Joker in the Pack - An Irreverent View of Life at IIMs
- Cover of the book
- Author: Neeraj Pahlajani Ritesh Sharma
- Language: English
- Genre: Fiction
- Publisher: Orient Paperbacks
- Publication date: 2007
- Publication place: India
- Media type: Print (Paperback)
- Pages: 198
- ISBN: 978-81-222-0457-5
- OCLC: 294882441

= Joker in the Pack =

2007 book by Neeraj Pahlajani

Joker in the Pack - An Irreverent View of Life at IIMs is a work of fiction by IIM Bangalore alumnus Neeraj Pahlajani and IIM Lucknow alumnus Ritesh Sharma. It was published in September 2007 by Orient Paperbacks and was a bestseller in India.

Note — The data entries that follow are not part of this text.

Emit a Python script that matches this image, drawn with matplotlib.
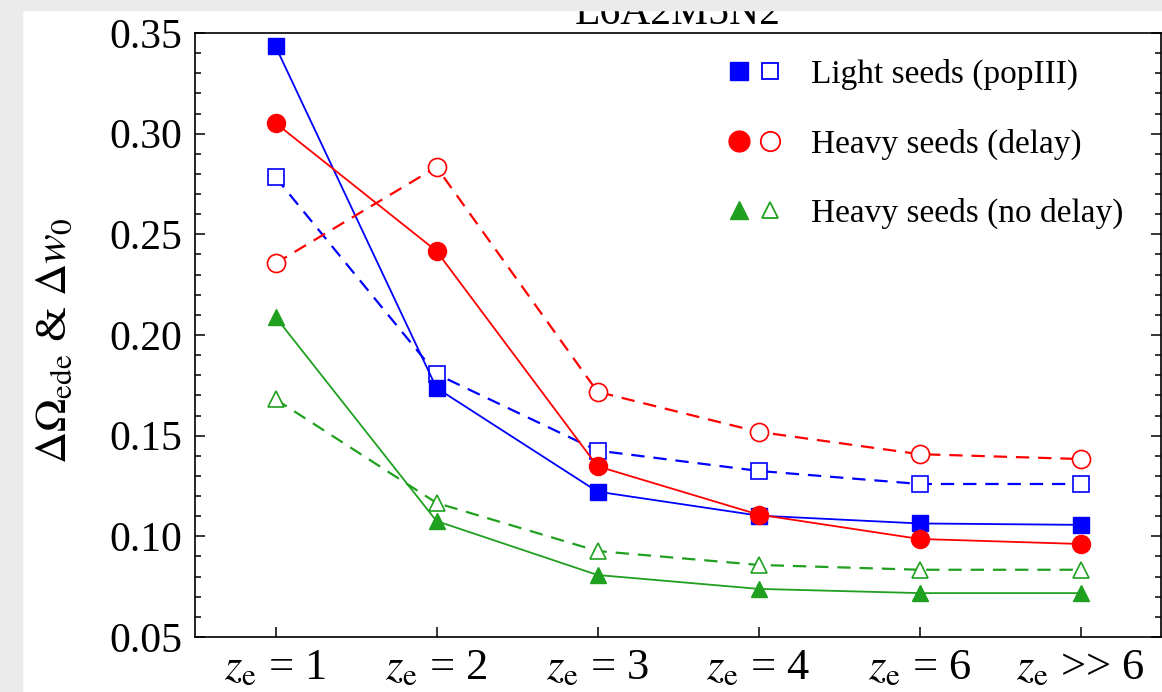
import numpy as np
import matplotlib
matplotlib.use("Agg")
import matplotlib.pyplot as plt
from matplotlib.lines import Line2D
from matplotlib.patches import Rectangle
from matplotlib.legend_handler import HandlerTuple

plt.rcParams["font.family"] = ["Liberation Serif", "DejaVu Serif"]
plt.rcParams["mathtext.fontset"] = "stix"

# epoch labels
tick_labels = [r"$z_{\rm e}$ = 1", r"$z_{\rm e}$ = 2", r"$z_{\rm e}$ = 3",
               r"$z_{\rm e}$ = 4", r"$z_{\rm e}$ = 6", r"$z_{\rm e}$ >> 6"]
x = np.arange(1, len(tick_labels) + 1)

# filled markers / solid lines
light_solid = [0.3434, 0.1737, 0.1222, 0.1103, 0.1064, 0.1057]
delay_solid = [0.3053, 0.2417, 0.1348, 0.1108, 0.0987, 0.0962]
nodelay_solid = [0.2090, 0.1076, 0.0808, 0.0739, 0.0718, 0.0718]

# open markers / dashed lines
light_dash = [0.2784, 0.1806, 0.1426, 0.1325, 0.1260, 0.1260]
delay_dash = [0.2356, 0.2834, 0.1718, 0.1519, 0.1408, 0.1384]
nodelay_dash = [0.1681, 0.1166, 0.0927, 0.0858, 0.0834, 0.0834]

labels = ["Light seeds (popIII)", "Heavy seeds (delay)", "Heavy seeds (no delay)"]
blue, red, green = "#0000ff", "#ff0000", "#1fa01f"

fig = plt.figure(figsize=(11.62, 6.92), dpi=100)
ax = fig.add_axes([195 / 1162, 1 - 637 / 692, 966 / 1162, 604 / 692])

series = [
    (light_solid, light_dash, blue, "s", 11.5, 13),
    (delay_solid, delay_dash, red, "o", 13, 15),
    (nodelay_solid, nodelay_dash, green, "^", 12, 13),
]
handles = []
for solid, dash, c, m, ms, lms in series:
    ax.plot(x, dash, ls=(0, (6, 4)), lw=1.6, color=c, marker=m, ms=ms,
            mfc="white", mec=c, mew=1.2)
    ax.plot(x, solid, ls="-", lw=1.3, color=c, marker=m, ms=ms,
            mfc=c, mec=c)
    h1 = Line2D([], [], ls="none", marker=m, ms=lms, mfc=c, mec=c)
    h2 = Line2D([], [], ls="none", marker=m, ms=lms - 1, mfc="white", mec=c, mew=1.3)
    handles.append((h1, h2))

ax.legend(handles, labels, handler_map={tuple: HandlerTuple(ndivide=None, pad=0.1)},
          loc="upper left", bbox_to_anchor=(0.548, 0.957), frameon=False,
          fontsize=24, handlelength=1.8, handletextpad=0.8, labelspacing=1.15,
          borderpad=0, borderaxespad=0)

ax.set_xlim(0.5, 6.5)
ax.set_ylim(0.05, 0.35)
ax.set_xticks(x)
ax.set_xticklabels(tick_labels)
ax.set_yticks(np.arange(0.05, 0.351, 0.05))
ax.set_yticklabels(["%.2f" % v for v in np.arange(0.05, 0.351, 0.05)])
ax.set_yticks(np.arange(0.05, 0.351, 0.01), minor=True)
ax.tick_params(axis="both", which="both", direction="in", top=False, right=True,
               width=1.1)
ax.tick_params(axis="y", which="major", labelsize=30, length=7, pad=9)
ax.tick_params(axis="x", which="major", labelsize=32, length=7, pad=8)
ax.tick_params(axis="y", which="minor", length=4)
for s in ax.spines.values():
    s.set_linewidth(1.2)

ax.set_ylabel(r"$\Delta\Omega_{\rm ede}$ & $\Delta w_0$", fontsize=32)
ax.yaxis.set_label_coords(-0.124, 0.49)
ax.set_title("L6A2M5N2", fontsize=30, pad=6)

# screenshot border
fig.patches.append(Rectangle((0, 0), 22 / 1162, 1, transform=fig.transFigure,
                             color="#ebebeb", zorder=10))
fig.patches.append(Rectangle((0, 1 - 10 / 692), 1, 10 / 692, transform=fig.transFigure,
                             color="#ebebeb", zorder=10))

fig.savefig("out.png", dpi=100)
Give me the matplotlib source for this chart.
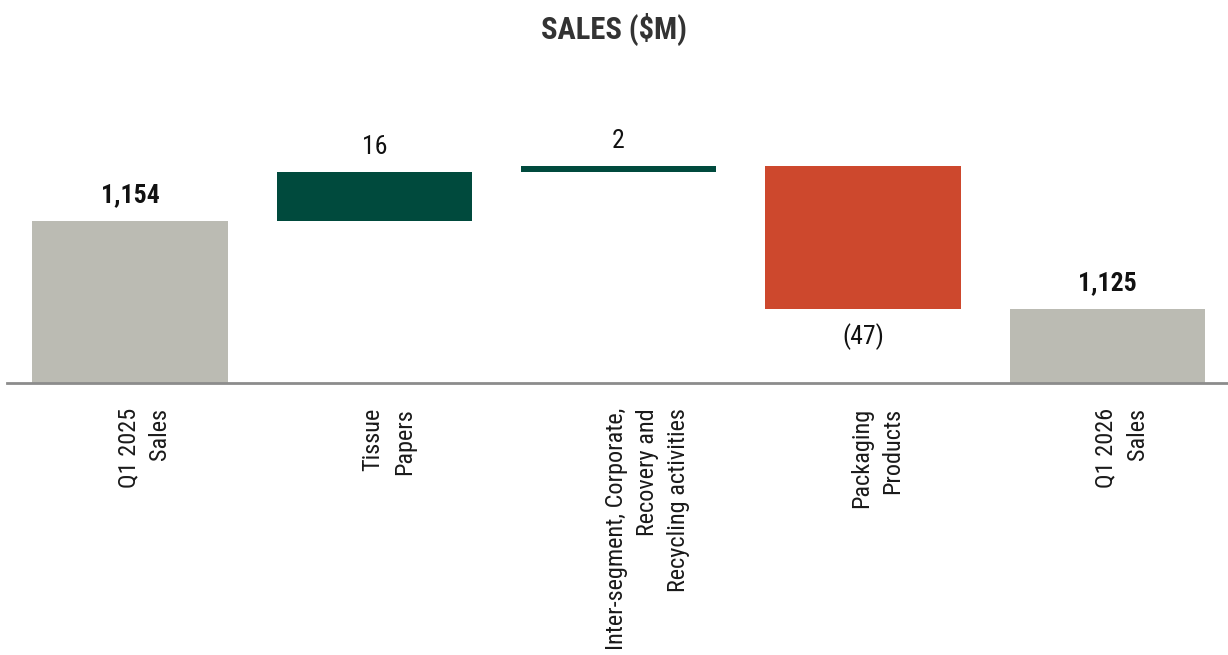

The novel features a section devoted to Manjunath Shanmugam and the Manjunath Shanmugam Trust.

== Synopsis ==
The novel describes the student life of Shekhar Verma, a middle-class boy who grows up in the post liberalization era in India. Shekhar is described as a typical boy growing up in urban India - focused on Bollywood and Cricket. As he becomes older and faces board exams, he is pressured by his parents, relatives and neighbors to take life seriously and to consider pursuing a career in information technology. In order to achieve this goal, he decides to pursue his graduation in Information Technology but is disheartened when the IT bubble bursts and salaries plummet. Shekhar then trains his eyes on the Indian Institutes of Management (IIMs), in the hope that an MBA from an IIM would help him get his dream job. The book describes in detail Shekhar's life at IIM Bangalore and introduces various personalities that make up life there. Shekhar is shown to mature as the book progresses, ultimately questioning the choices he has made, which though make him successful as per society's expectations, leave him confused about what he really wants in life.